◆ **Instructions to follow**
Print only the lines from the top of the data through the line with "for (let y = 2010;", both included, skipping every picture.

◆ **Material for this task**
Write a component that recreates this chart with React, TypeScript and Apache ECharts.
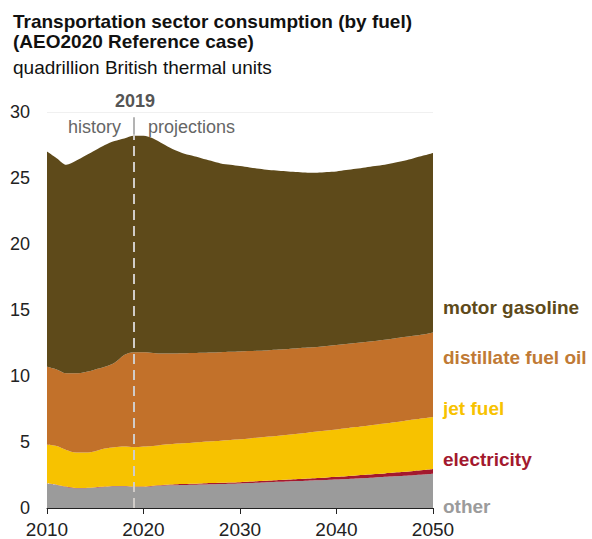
import React, { useEffect, useRef } from "react";
import * as echarts from "echarts";

const years: string[] = [];
for (let y = 2010; y <= 2050; y++) years.push(String(y));

const other = [1.85, 1.75, 1.6, 1.5, 1.5, 1.55, 1.6, 1.65, 1.65, 1.6, 1.6, 1.65, 1.7, 1.72, 1.74, 1.76, 1.78, 1.8, 1.82, 1.84, 1.86, 1.89, 1.92, 1.95, 1.98, 2.01, 2.04, 2.07, 2.1, 2.13, 2.16, 2.2, 2.24, 2.28, 2.32, 2.36, 2.4, 2.44, 2.49, 2.54, 2.6];
const electricity = [0.02, 0.02, 0.02, 0.02, 0.02, 0.02, 0.02, 0.02, 0.02, 0.02, 0.03, 0.04, 0.05, 0.06, 0.07, 0.08, 0.08, 0.09, 0.09, 0.1, 0.1, 0.11, 0.12, 0.13, 0.14, 0.15, 0.16, 0.17, 0.18, 0.19, 0.2, 0.21, 0.22, 0.23, 0.25, 0.26, 0.28, 0.3, 0.32, 0.33, 0.35];
const jetFuel = [2.93, 2.93, 2.78, 2.68, 2.68, 2.73, 2.88, 2.93, 2.98, 2.98, 3.02, 3.01, 3.05, 3.07, 3.09, 3.11, 3.14, 3.16, 3.19, 3.21, 3.24, 3.27, 3.3, 3.33, 3.36, 3.39, 3.43, 3.47, 3.51, 3.55, 3.59, 3.63, 3.67, 3.71, 3.74, 3.78, 3.82, 3.86, 3.89, 3.93, 3.95];
const distillate = [5.9, 5.8, 5.8, 6.0, 6.1, 6.2, 6.2, 6.4, 6.95, 7.2, 7.15, 7.05, 6.9, 6.85, 6.82, 6.79, 6.76, 6.73, 6.7, 6.68, 6.66, 6.62, 6.58, 6.55, 6.52, 6.5, 6.47, 6.44, 6.41, 6.4, 6.39, 6.38, 6.37, 6.36, 6.35, 6.35, 6.35, 6.35, 6.35, 6.35, 6.4];
const gasoline = [16.3, 16.0, 15.8, 16.1, 16.4, 16.6, 16.8, 16.8, 16.4, 16.4, 16.4, 16.25, 15.9, 15.5, 15.18, 14.96, 14.74, 14.52, 14.3, 14.17, 14.04, 13.91, 13.78, 13.64, 13.55, 13.45, 13.35, 13.25, 13.2, 13.18, 13.16, 13.18, 13.2, 13.22, 13.24, 13.25, 13.3, 13.35, 13.45, 13.55, 13.6];

const seriesNames = ["other", "electricity", "jet fuel", "distillate fuel oil", "motor gasoline"];
const seriesColors = ["#9b9b9b", "#a3192e", "#f7c200", "#c2712a", "#5e4a1a"];
const labelColors = ["#9b9b9b", "#a3192e", "#f7c200", "#c07a35", "#5e4a1a"];
const yTicks = [0, 5, 10, 15, 20, 25, 30];
const dividerYear = "2019";

const FONT = "Liberation Sans, Arial, sans-serif";

export default function App() {
  const ref = useRef<HTMLDivElement>(null);
  useEffect(() => {
    document.body.style.margin = "0";
    if (!ref.current) return;
    const chart = echarts.init(ref.current, null, { renderer: "svg" });
    const data = [other, electricity, jetFuel, distillate, gasoline];
    const labelY = [506, 459, 408, 357, 307];
    const series: any[] = data.map((d, i) => ({
      name: seriesNames[i],
      type: "line",
      stack: "total",
      data: d,
      symbol: "none",
      smooth: 0.3,
      lineStyle: { width: 0 },
      areaStyle: { color: seriesColors[i], opacity: 1 },
      itemStyle: { color: seriesColors[i] },
      z: 2,
    }));
    series[4].markLine = {
      symbol: "none",
      silent: true,
      label: { show: false },
      z: 10,
      data: [
        [
          { coord: [dividerYear, 0], lineStyle: { type: [10, 6], color: "#d0ccc8", width: 2 } },
          { coord: [dividerYear, 28.3] },
        ],
        [
          { coord: [dividerYear, 28.3], lineStyle: { type: "solid", color: "#9a9a9a", width: 1.5 } },
          { coord: [dividerYear, 29.6] },
        ],
      ],
    };
    chart.setOption({
      animation: false,
      grid: { left: 47, right: 159, top: 112, bottom: 31, containLabel: false },
      xAxis: {
        type: "category",
        data: years,
        boundaryGap: false,
        axisLine: { show: true, lineStyle: { color: "#222", width: 1 } },
        axisTick: {
          show: true,
          length: 6,
          interval: (i: number) => i % 10 === 0,
          lineStyle: { color: "#222" },
        },
        axisLabel: {
          interval: (i: number) => i % 10 === 0,
          fontSize: 19,
          color: "#222",
          fontFamily: FONT,
          margin: 12,
        },
        splitLine: { show: false },
        z: 5,
      },
      yAxis: {
        type: "value",
        min: 0,
        max: 30,
        interval: 5,
        axisLine: { show: false },
        axisTick: { show: false },
        axisLabel: {
          fontSize: 18,
          color: "#222",
          fontFamily: FONT,
          margin: 17,
          customValues: yTicks,
        },
        splitLine: { show: true, lineStyle: { color: "#f0f0f0", width: 1 } },
      },
      series,
      graphic: [
        {
          type: "text",
          x: 13,
          y: 21,
          style: {
            text: "Transportation sector consumption (by fuel)",
            font: `bold 19px ${FONT}`,
            fill: "#111",
            verticalAlign: "middle",
          },
        },
        {
          type: "text",
          x: 13,
          y: 41,
          style: {
            text: "(AEO2020 Reference case)",
            font: `bold 19px ${FONT}`,
            fill: "#111",
            verticalAlign: "middle",
          },
        },
        {
          type: "text",
          x: 13,
          y: 67,
          style: {
            text: "quadrillion British thermal units",
            font: `19px ${FONT}`,
            fill: "#111",
            verticalAlign: "middle",
          },
        },
        {
          type: "text",
          x: 135,
          y: 101,
          style: {
            text: "2019",
            font: `bold 18px ${FONT}`,
            fill: "#555",
            align: "center",
            verticalAlign: "middle",
          },
        },
        {
          type: "text",
          x: 121,
          y: 127,
          style: {
            text: "history",
            font: `18px ${FONT}`,
            fill: "#666",
            align: "right",
            verticalAlign: "middle",
          },
        },
        {
          type: "text",
          x: 148,
          y: 127,
          style: {
            text: "projections",
            font: `18px ${FONT}`,
            fill: "#666",
            align: "left",
            verticalAlign: "middle",
          },
        },
        ...seriesNames.map((n, i) => ({
          type: "text",
          x: 443,
          y: labelY[i],
          style: {
            text: n,
            font: `bold 19px ${FONT}`,
            fill: labelColors[i],
            align: "left",
            verticalAlign: "middle",
          },
        })),
      ],
    });
    return () => chart.dispose();
  }, []);
  return (
    <div
      ref={ref}
      style={{ width: 592, height: 539, position: "absolute", left: 0, top: 0 }}
    />
  );
}
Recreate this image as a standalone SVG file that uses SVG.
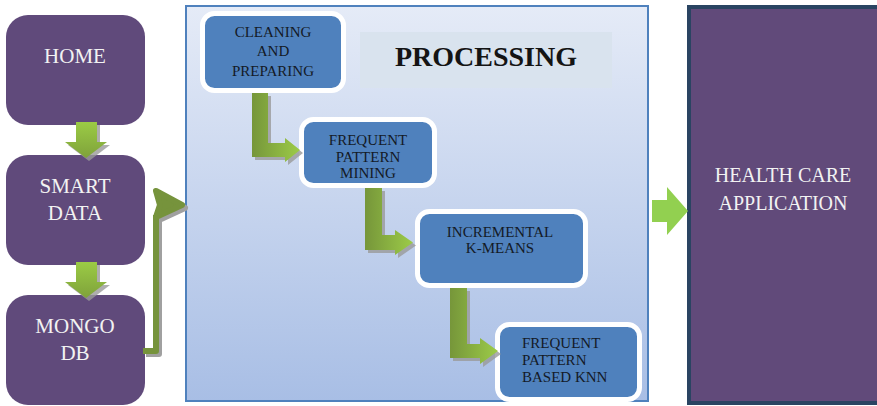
<svg xmlns="http://www.w3.org/2000/svg" width="877" height="406" viewBox="0 0 877 406">
  <defs>
    <linearGradient id="procFill" x1="0" y1="0" x2="0" y2="1">
      <stop offset="0" stop-color="#e5ebf7"/>
      <stop offset="1" stop-color="#a8bee5"/>
    </linearGradient>
    <linearGradient id="bendFill" x1="0" y1="0" x2="1" y2="0">
      <stop offset="0" stop-color="#76963a"/>
      <stop offset="1" stop-color="#9ccb48"/>
    </linearGradient>
    <linearGradient id="downFill" x1="0" y1="0" x2="0" y2="1">
      <stop offset="0" stop-color="#9bcb45"/>
      <stop offset="1" stop-color="#7fa23b"/>
    </linearGradient>
    <style>
      text { font-family: 'Liberation Serif', 'Times New Roman', serif; }
      .side { fill: #604a7b; }
      .side-text { font-size: 21px; fill: #f2f2f2; text-anchor: middle; }
      .app-text { font-size: 20px; fill: #f2f2f2; text-anchor: middle; }
      .step { fill: #4f81bd; stroke: #ffffff; stroke-width: 5; }
      .step-text { font-size: 15px; fill: #141a26; text-anchor: middle; }
      .step-left { font-size: 15px; fill: #141a26; text-anchor: start; }
      .title { font-size: 28px; font-weight: bold; fill: #141414; text-anchor: middle; }
      .shadow { fill: #9a9a9a; opacity: 0.8; }
      .bend { fill: url(#bendFill); }
      .down { fill: url(#downFill); }
    </style>
  </defs>

  <rect width="877" height="406" fill="#ffffff"/>

  <!-- left column -->
  <g id="home">
    <rect class="side" x="6" y="15" width="139" height="110" rx="22"/>
    <text class="side-text" x="75" y="63">HOME</text>
  </g>
  <g id="smart-data">
    <rect class="side" x="6" y="155" width="139" height="110" rx="22"/>
    <text class="side-text" x="75" y="193">SMART</text>
    <text class="side-text" x="75" y="220">DATA</text>
  </g>
  <g id="mongo-db">
    <rect class="side" x="6" y="295" width="139" height="110" rx="22"/>
    <text class="side-text" x="75" y="333">MONGO</text>
    <text class="side-text" x="75" y="360">DB</text>
  </g>

  <!-- processing panel -->
  <g id="processing">
    <rect x="186" y="6" width="462" height="395" fill="url(#procFill)" stroke="#4f81bd" stroke-width="2"/>
    <rect x="360" y="32" width="252" height="56" fill="#d9e3ee"/>
    <text class="title" x="486" y="66">PROCESSING</text>
  </g>

  <g id="cleaning">
    <rect class="step" x="202.5" y="13.5" width="141" height="77" rx="12"/>
    <text class="step-text" x="273" y="37">CLEANING</text>
    <text class="step-text" x="273" y="56">AND</text>
    <text class="step-text" x="273" y="76">PREPARING</text>
  </g>
  <g id="fp-mining">
    <rect class="step" x="301.5" y="119.5" width="133" height="66" rx="12"/>
    <text class="step-text" x="368" y="145">FREQUENT</text>
    <text class="step-text" x="368" y="162">PATTERN</text>
    <text class="step-text" x="368" y="178">MINING</text>
  </g>
  <g id="incremental-kmeans">
    <rect class="step" x="417.5" y="211.5" width="168" height="74" rx="12"/>
    <text class="step-text" x="500" y="237">INCREMENTAL</text>
    <text class="step-text" x="500" y="253">K-MEANS</text>
  </g>
  <g id="fp-knn">
    <rect class="step" x="497.5" y="324.5" width="142" height="75" rx="12"/>
    <text class="step-left" x="522" y="348">FREQUENT</text>
    <text class="step-left" x="522" y="365">PATTERN</text>
    <text class="step-left" x="522" y="382">BASED KNN</text>
  </g>

  <!-- right column -->
  <g id="health-care">
    <rect x="689" y="7" width="192" height="396" fill="#614a7a" stroke="#2a4462" stroke-width="4"/>
    <text class="app-text" x="783" y="182">HEALTH CARE</text>
    <text class="app-text" x="783" y="210">APPLICATION</text>
  </g>

  <!-- connectors -->
  <g id="connectors">
    <!-- downward arrows in the left column -->
    <path class="shadow" transform="translate(3,3)" d="M76,122 H97 V142 H107 L86,158 L65,142 H76 Z"/>
    <path class="down" d="M76,122 H97 V142 H107 L86,158 L65,142 H76 Z"/>
    <path class="shadow" transform="translate(3,3)" d="M76,262 H97 V282 H107 L86,298 L65,282 H76 Z"/>
    <path class="down" d="M76,262 H97 V282 H107 L86,298 L65,282 H76 Z"/>

    <!-- MONGO DB into processing -->
    <g transform="translate(3,3)" stroke="#a0a0a0" fill="#a0a0a0" stroke-width="6" stroke-linejoin="round" stroke-linecap="round">
      <path d="M143,351 H156 V215" fill="none" stroke-linecap="butt"/>
      <path d="M156,191 L182,205 L156,217 L160,205 Z"/>
    </g>
    <g stroke="#76933c" fill="#76933c" stroke-width="6" stroke-linejoin="round" stroke-linecap="round">
      <path d="M143,351 H156 V215" fill="none" stroke-linecap="butt"/>
      <path d="M156,191 L182,205 L156,217 L160,205 Z"/>
    </g>

    <!-- bent arrows between processing steps -->
    <path class="shadow" transform="translate(3,3)" d="M252,93 H268 V143 H285 V138 L300,150 L285,162 V157 H252 Z"/>
    <path class="bend" d="M252,93 H268 V143 H285 V138 L300,150 L285,162 V157 H252 Z"/>
    <path class="shadow" transform="translate(3,3)" d="M365,188 H382 V235 H395 V230 L413,242.5 L395,255 V250 H365 Z"/>
    <path class="bend" d="M365,188 H382 V235 H395 V230 L413,242.5 L395,255 V250 H365 Z"/>
    <path class="shadow" transform="translate(3,3)" d="M450,288 H467 V344 H480 V338 L498,351 L480,364 V358 H450 Z"/>
    <path class="bend" d="M450,288 H467 V344 H480 V338 L498,351 L480,364 V358 H450 Z"/>

    <!-- processing to application -->
    <path d="M652,200 H667 V187 L688,211 L667,235 V222 H652 Z" fill="#92d050"/>
  </g>
</svg>
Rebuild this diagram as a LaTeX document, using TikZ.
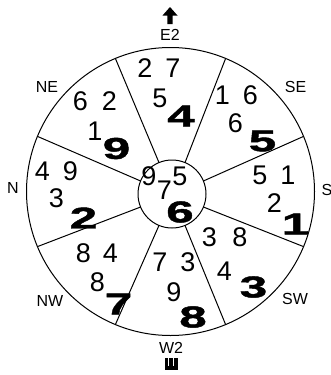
\documentclass[tikz,border=0pt]{standalone}
\usepackage{fontspec}
\setmainfont{Liberation Sans}
\newfontfamily\heavyfont{Liberation Sans Bold}[FakeStretch=1.65,FakeBold=1.5]
\begin{document}
\begin{tikzpicture}[x=1pt,y=-1pt,
  num/.style={font=\fontsize{27}{27}\selectfont, inner sep=0pt},
  big/.style={font=\heavyfont\fontsize{30}{30}\selectfont, inner sep=0pt},
  lab/.style={font=\fontsize{16}{16}\selectfont, inner sep=0pt},
  ring/.style={line width=1pt}]
\useasboundingbox (0,0) rectangle (331,375);
\coordinate (O) at (170.5,191.5);
\coordinate (C) at (172,194);
\draw[ring] (O) circle (144pt);
\draw[ring] (C) circle (34pt);
\foreach \a in {22.5,67.5,...,337.5}
  \draw[ring] ([shift={(\a:34)}]C) -- ([shift={(\a:144)}]O);
% top sector (E2)
\node[num] (e1) at (145,68) {2};
\node[num] (e2) at (173,68) {7};
\node[num] (e3) at (160,98) {5};
\node[big] (e4) at (181,116) {4};
% NE
\node[num] (ne1) at (80.5,101.5) {6};
\node[num] (ne2) at (109.5,101.5) {2};
\node[num] (ne3) at (95,131) {1};
\node[big] (ne4) at (116.5,148.5) {9};
% SE
\node[num] (se1) at (222.5,95) {1};
\node[num] (se2) at (250.5,95) {6};
\node[num] (se3) at (235.5,123) {6};
\node[big] (se4) at (262.5,141) {5};
% N
\node[num] (n1) at (42.5,171) {4};
\node[num] (n2) at (70.5,171) {9};
\node[num] (n3) at (56.5,198) {3};
\node[big] (n4) at (83.5,218) {2};
% S
\node[num] (s1) at (260,175) {5};
\node[num] (s2) at (288,175) {1};
\node[num] (s3) at (274.5,203) {2};
\node[big] (s4) at (295.5,224) {1};
% NW
\node[num] (nw1) at (83.5,253) {8};
\node[num] (nw2) at (110.5,253) {4};
\node[num] (nw3) at (97.5,282) {8};
\node[big] (nw4) at (118.5,304) {7};
% W2
\node[num] (w1) at (160,262) {7};
\node[num] (w2) at (188,262) {3};
\node[num] (w3) at (174,292) {9};
\node[big] (w4) at (193,317) {8};
% SW
\node[num] (sw1) at (209.5,237) {3};
\node[num] (sw2) at (240,237) {8};
\node[num] (sw3) at (224.5,271) {4};
\node[big] (sw4) at (253.5,287) {3};
% centre
\node[num] (c1) at (149,176) {9};
\node[num] (c2) at (180,176) {5};
\node[num] (c3) at (164.5,190) {7};
\node[big] (c4) at (180,212) {6};
% direction labels
\node[lab] (lE) at (170,35) {E2};
\node[lab] (lNE) at (47,87) {NE};
\node[lab] (lSE) at (295.5,87) {SE};
\node[lab] (lN) at (13,188) {N};
\node[lab] (lS) at (327,190) {S};
\node[lab] (lSW) at (295,299) {SW};
\node[lab] (lNW) at (50,301) {NW};
\node[lab] (lW) at (171,348) {W2};
% facing arrow
\fill (170,7) -- (177.5,15.5) -- (172.6,15.5) -- (172.6,24) -- (167.4,24)
  -- (167.4,15.5) -- (162.5,15.5) -- cycle;
% sitting symbol
\fill (164.5,358) rectangle (168,370);
\fill (169.3,358) rectangle (172.7,370);
\fill (174,358) rectangle (177.5,370);
\fill (164.5,366) rectangle (177.5,370);
\end{tikzpicture}
\end{document}
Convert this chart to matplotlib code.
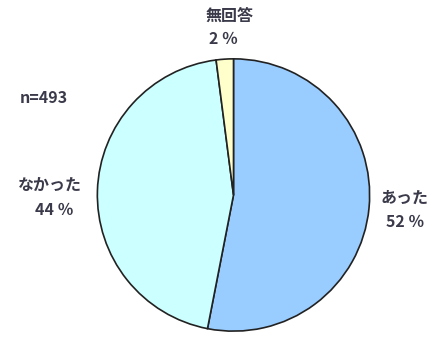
import matplotlib
matplotlib.use("Agg")
import matplotlib.pyplot as plt

plt.rcParams['font.family'] = ['Noto Sans CJK JP', 'DejaVu Sans']

# データ
labels = ["あった", "なかった", "無回答"]
values = [52, 44, 2]
colors = ["#99CCFF", "#CCFFFF", "#FFFFCC"]
n_label = "n=493"

fig = plt.figure(figsize=(4.35, 3.38), dpi=100)
ax = fig.add_axes([96 / 435, 5 / 338, 275 / 435, 276 / 338])
ax.pie(values, colors=colors, startangle=90, counterclock=False, radius=1,
       wedgeprops=dict(edgecolor="#222222", linewidth=1.2))
ax.set_xlim(-1.01, 1.01)
ax.set_ylim(-1.01, 1.01)
ax.set_aspect("equal")
ax.axis("off")

txt = dict(fontsize=11.5, fontweight="bold", color="#3a3a4a", ha="center", va="center")
W, H = 435, 338

def put(x, y, s, **kw):
    fig.text(x / W, 1 - y / H, s, **{**txt, **kw})

put(230, 16, "無回答")
put(224, 39, f"{values[2]} ％")
put(44, 98, n_label)
put(50, 185, "なかった")
put(54, 210, f"{values[1]} ％")
put(405, 198, "あった")
put(405, 222, f"{values[0]} ％")

fig.savefig("out.png", dpi=100, facecolor="white")
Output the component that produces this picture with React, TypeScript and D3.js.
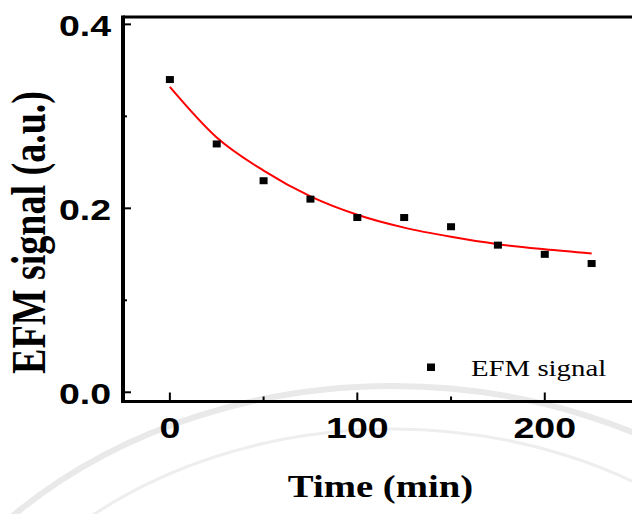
import React from "react";
import * as d3 from "d3";

// measured data (EFM signal vs time)
const times = [0, 25, 50, 75, 100, 125, 150, 175, 200, 225];
const signal = [0.34, 0.27, 0.23, 0.21, 0.19, 0.19, 0.18, 0.16, 0.15, 0.14];
// fitted curve
const fitTimes = [0, 25, 50, 75, 100, 125, 150, 175, 200, 225];
const fitValues = [0.332, 0.277, 0.241, 0.213, 0.193, 0.179, 0.169, 0.161, 0.1555, 0.151];

const xMajor = [0, 100, 200];
const xMinor = [50, 150];
const yMajor = [0, 0.2, 0.4];
const yMinor = [0.1, 0.3];

const width = 632;
const height = 514;
const stretch = 1.25; // the original figure is stretched horizontally

const x = d3.scaleLinear().domain([-25, 250]).range([123, 638.5]);
const y = d3.scaleLinear().domain([-0.01, 0.408]).range([401.5, 17]);

const sans = { fontFamily: "Liberation Sans", fontWeight: "bold", fontSize: 30 } as const;
const serifBold = { fontFamily: "Liberation Serif", fontWeight: "bold" } as const;

const App = () => {
  const fitLine = d3
    .line<number>()
    .x((d, i) => x(fitTimes[i]))
    .y((d) => y(d))
    .curve(d3.curveMonotoneX);

  const left = x(-25);
  const bottom = y(-0.01);
  const top = y(0.408);
  const right = x(250);

  return (
    <svg
      width={width}
      height={height}
      style={{ position: "absolute", left: 0, top: 0, background: "#fff" }}
    >
      {/* faint watermark seal in the background */}
      <ellipse cx={392.7} cy={807} rx={526} ry={421} fill="none" stroke="#e9e9e9" strokeWidth={6} />
      <ellipse cx={392.7} cy={807} rx={472} ry={378} fill="none" stroke="#eeeeee" strokeWidth={3} />

      {/* frame */}
      <line x1={left} x2={right} y1={top} y2={top} stroke="#000" strokeWidth={3} />
      <line x1={left} x2={right} y1={bottom} y2={bottom} stroke="#000" strokeWidth={3} />
      <line x1={left} x2={left} y1={top - 1.5} y2={bottom + 1.5} stroke="#000" strokeWidth={4} />
      <line x1={right} x2={right} y1={top} y2={bottom} stroke="#000" strokeWidth={4} />

      {/* x ticks */}
      {xMajor.map((t) => (
        <g key={"xm" + t}>
          <line x1={x(t)} x2={x(t)} y1={bottom} y2={bottom - 9} stroke="#000" strokeWidth={2} />
          <text
            transform={`translate(${x(t)},${bottom + 36.5}) scale(${stretch},1)`}
            textAnchor="middle"
            style={sans}
          >
            {t}
          </text>
        </g>
      ))}
      {xMinor.map((t) => (
        <line key={"xn" + t} x1={x(t)} x2={x(t)} y1={bottom} y2={bottom - 5} stroke="#000" strokeWidth={2} />
      ))}

      {/* y ticks */}
      {yMajor.map((t) => (
        <g key={"ym" + t}>
          <line x1={left} x2={left + 8} y1={y(t)} y2={y(t)} stroke="#000" strokeWidth={2} />
          <text
            transform={`translate(111,${y(t) + 11.5}) scale(${stretch},1)`}
            textAnchor="end"
            style={sans}
          >
            {t.toFixed(1)}
          </text>
        </g>
      ))}
      {yMinor.map((t) => (
        <line key={"yn" + t} x1={left} x2={left + 4} y1={y(t)} y2={y(t)} stroke="#000" strokeWidth={2} />
      ))}

      {/* fit */}
      <path d={fitLine(fitValues) || ""} fill="none" stroke="#ff0000" strokeWidth={2} />

      {/* points */}
      {times.map((t, i) => (
        <rect key={t} x={x(t) - 4} y={y(signal[i]) - 3.5} width={8} height={7} fill="#000" />
      ))}

      {/* legend */}
      <rect x={427} y={363.5} width={8} height={7.5} fill="#000" />
      <text
        transform={`translate(471,375.5) scale(1.2,1)`}
        style={{ fontFamily: "Liberation Serif", fontSize: 24 }}
      >
        EFM signal
      </text>

      {/* axis titles */}
      <text
        transform={`translate(380.5,496.5) scale(${stretch},1)`}
        textAnchor="middle"
        style={{ ...serifBold, fontSize: 31 }}
      >
        Time (min)
      </text>
      <text
        transform={`translate(45,232.5) scale(${stretch},1) rotate(-90)`}
        textAnchor="middle"
        style={{ ...serifBold, fontSize: 38 }}
      >
        EFM signal (a.u.)
      </text>
    </svg>
  );
};

export default App;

◆ **Solution**
Write a component that recreates this chart with React, TypeScript and Apache ECharts.
import React, { useEffect, useRef } from "react";
import * as echarts from "echarts";

const years: string[] = [];
for (let y = 2010; y <= 2050; y++) years.push(String(y));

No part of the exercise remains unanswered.